If you read it, I appreciate that. A whole lot. I keep pretty close track of how many hits I get on the blog and how long people stick around. I love to see that old posts keep getting more views, like people read one entry and go back and read a bunch of the old ones. I like getting comments. But most of all I just like writing them.




Tuesday, July 7, 2015

She smiled at him

“She smiled at him like they were about to rob a bank together.” 
― Rachel KushnerThe Flamethrowers


Monday, July 6, 2015

A Series of Traumatic Events

I've been thinking about this post for a while. It might be one of the reasons why I took a break (aside from not reading any books for a while) and here's why: of all the books I've talked about, many of which are decidedly not for kids, this one is the not for kidsiest. That being said, it might be the fastest I've ever read 480 pages. With this blog I think I made one disclaimer about content and then realized that it wasn't something I wanted to do. I'm not some content guard. I won't count swear words or assign a movie rating. What offends you might delight me, and vice-versa. I don't get to dismiss anything as objectively immoral or distasteful. I can only speak for me.

I'm in a pretty nice spot for this kind of opinion because I don't run a mall or grocery store or TV studio. I don't have to decide what my audience can or can't handle. Because I don't decide what images Victoria's Secret puts in its windows or what magazines a store puts on its rack, I make my decision on how to negotiate and let everyone else run their lives or businesses how they feel is best.

I just have a blog, which I keep family friendly, but maybe by now you've already decided you can't take my book recommendations because the books I read and recommend often have adult situations. Again. Up to you. I know lots of very smart folks who stick with the robust options found within the young adult fiction section because they don't want to get into the gross stuff. And guess what? You can happily read books your whole life and never read that whole section of the bookstore. Pretty cool world we live in, books-wise.

Anyway, the book is May We Be Forgiven, by A. M. Homes, and there was a point when I was reading it where I thought, Oh, is this one of those books? 

An Aside About What I Mean by "those books"


Here's a controversial opinion: I've read enough Stephen King books to know that I just hate them.
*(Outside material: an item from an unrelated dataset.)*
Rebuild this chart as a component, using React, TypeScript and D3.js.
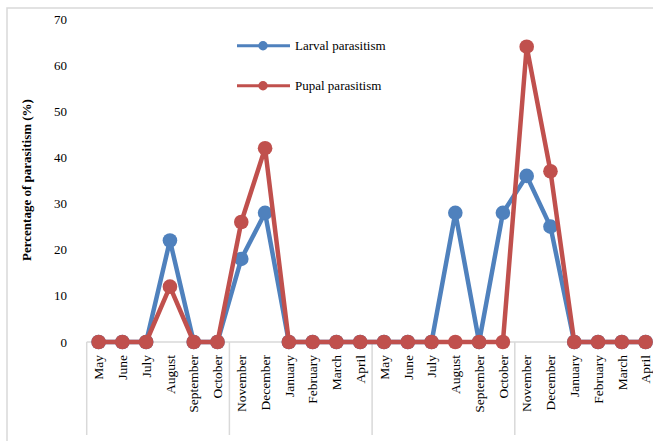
import React from "react";
import * as d3 from "d3";

const months = [
  "May", "June", "July", "August", "September", "October",
  "November", "December", "January", "February", "March", "April",
  "May", "June", "July", "August", "September", "October",
  "November", "December", "January", "February", "March", "April",
];
const larval = [0, 0, 0, 22, 0, 0, 18, 28, 0, 0, 0, 0, 0, 0, 0, 28, 0, 28, 36, 25, 0, 0, 0, 0];
const pupal = [0, 0, 0, 12, 0, 0, 26, 42, 0, 0, 0, 0, 0, 0, 0, 0, 0, 0, 64, 37, 0, 0, 0, 0];
const yTicks = [0, 10, 20, 30, 40, 50, 60, 70];
const seriesNames = ["Larval parasitism", "Pupal parasitism"];
const groupSize = 6;

const W = 653;
const H = 441;
const BLUE = "#4F81BD";
const RED = "#C0504D";
const GRID = "#D9D9D9";
const FONT = "Liberation Serif, Times New Roman, Times, serif";
const ts: React.CSSProperties = { fontFamily: FONT };

export default function App() {
  const idx = months.map((_, i) => i);
  const x = d3.scaleBand<number>().domain(idx).range([86.7, 657.5]).padding(0);
  const y = d3.scaleLinear().domain([0, 70]).range([342, 19]);
  const cx = (i: number) => (x(i) as number) + x.bandwidth() / 2;
  const line = d3
    .line<number>()
    .x((_, i) => cx(i))
    .y((d) => y(d));

  const separators: number[] = [];
  for (let g = 0; g <= months.length; g += groupSize) {
    separators.push(g === months.length ? 657.5 : (x(g) as number));
  }

  const series = [
    { name: seriesNames[0], data: larval, color: BLUE },
    { name: seriesNames[1], data: pupal, color: RED },
  ];

  return (
    <svg
      width={W}
      height={H}
      style={{ position: "absolute", left: 0, top: 0, background: "#fff", fontFamily: FONT }}
    >
      <rect x={7} y={8} width={W + 20} height={H + 20} fill="#fff" stroke={GRID} strokeWidth={1.5} />

      {/* axis line */}
      <line x1={86.7} x2={660} y1={y(0)} y2={y(0)} stroke={GRID} strokeWidth={1.5} />
      {separators.map((s, i) => (
        <line key={i} x1={s} x2={s} y1={y(0)} y2={435} stroke={GRID} strokeWidth={1.5} />
      ))}

      {/* y ticks */}
      {yTicks.map((t) => (
        <text key={t} x={67} y={y(t)} dy="0.35em" textAnchor="end" fontSize={13} fill="#000" style={ts}>
          {t}
        </text>
      ))}

      <text
        transform={`translate(26,180) rotate(-90)`}
        textAnchor="middle"
        dy="0.35em"
        fontSize={13}
        fontWeight="bold"
        fill="#000"
        style={ts}
      >
        Percentage of parasitism (%)
      </text>

      {/* x labels */}
      {months.map((m, i) => (
        <text
          key={i}
          transform={`translate(${cx(i)},355) rotate(-90)`}
          textAnchor="end"
          dy="0.35em"
          fontSize={13.5}
          fill="#000"
          style={ts}
        >
          {m}
        </text>
      ))}

      {/* series */}
      {series.map((s) => (
        <g key={s.name}>
          <path d={line(s.data) || ""} fill="none" stroke={s.color} strokeWidth={4.5} strokeLinejoin="round" />
          {s.data.map((d, i) => (
            <circle key={i} cx={cx(i)} cy={y(d)} r={7.3} fill={s.color} />
          ))}
        </g>
      ))}

      {/* legend */}
      {series.map((s, i) => {
        const ly = 45.7 + i * 40;
        return (
          <g key={s.name}>
            <line x1={237} x2={290} y1={ly} y2={ly} stroke={s.color} strokeWidth={3} />
            <circle cx={263} cy={ly} r={4.7} fill={s.color} />
            <text x={295} y={ly} dy="0.35em" fontSize={13} fill="#000" style={ts}>
              {s.name}
            </text>
          </g>
        );
      })}
    </svg>
  );
}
Same with Chuck Palahniuk. I don't think they're good writers, and I think they never got over the thrill of shocking their junior high English teacher. The storytelling is good and the writing is bad and they're making up the difference by being controversial. Am I the last word on that? No. Read that first paragraph again.

So, when I say "those books" I mean those books. The ones that are (to me) gross to be gross. Is May We Be Forgiven one of those? I dunno. It didn't feel like it. There's a very strong beating heart of humanity in this book. There are characters who are just so good. It was often sweet enough to move me to tears and walk out of my house motivated to be a better person.

Wait a second, you say, I've read Stephen King books like that!

Response: get your own blog.

Here's Where the Aside Ends and I Describe the Book


It starts out with Harold Silver, a pretty unsympathetic character whose decisions destroy his marriage and lead to a series of traumatic events. These eventually result in him taking legal custody of his niece and nephew as they cope with tragedy. It's super crazy, the way this book starts out. The guy is kind of a mess and the kids are pretty amazing. We're not supposed to like him at the beginning, I think, but his progression is fantastic. He's an expert on Richard Nixon, which is fitting, because both the fictional Harold and the real-life Tricky Dick himself are hard to love (at least at the beginning), but fascinating characters.
Lillian comes out of the kitchen carrying an artifact, the blue metal tin marked Danish Butter Cookies that if I didn't know better I would swear had been in the family for generations - when the Jews left Egypt, they took with them the tins of Danish Butter Cookies. And tins, which as best as I could tell never included Danish Butter Cookies, traveled from house to house, but always, always found their way back to Lillian.”
What follows is a pretty heavy discussion about what it means to be a good person. Also, why are some people bad? Can we forgive evil actions perpetrated by the mentally ill, or even the mentally quote unquote sane when their motivations seem noble? How far should loyalty go? If we get out of our comfort zones, could we really kind of save the world?

Heavy stuff. Heavy topics and an unflinching look at how to live in an often unsavory world and still maintain optimism and empathy and some sort of purpose. I don't know, you guys. Can you get these discussions in other books without the descriptions of diarrhea? Maybe. I'm just shrugging over here. I'm glad I read it and that's all I can really say.

“A guy rubbed against me,” I say. “But I think he was just trying to get by. He rubbed me, then said sorry. It was the ‘sorry’ that made me uncomfortable. The rub was kind of interesting, but when he apologized I felt like a creep because I actually liked it.”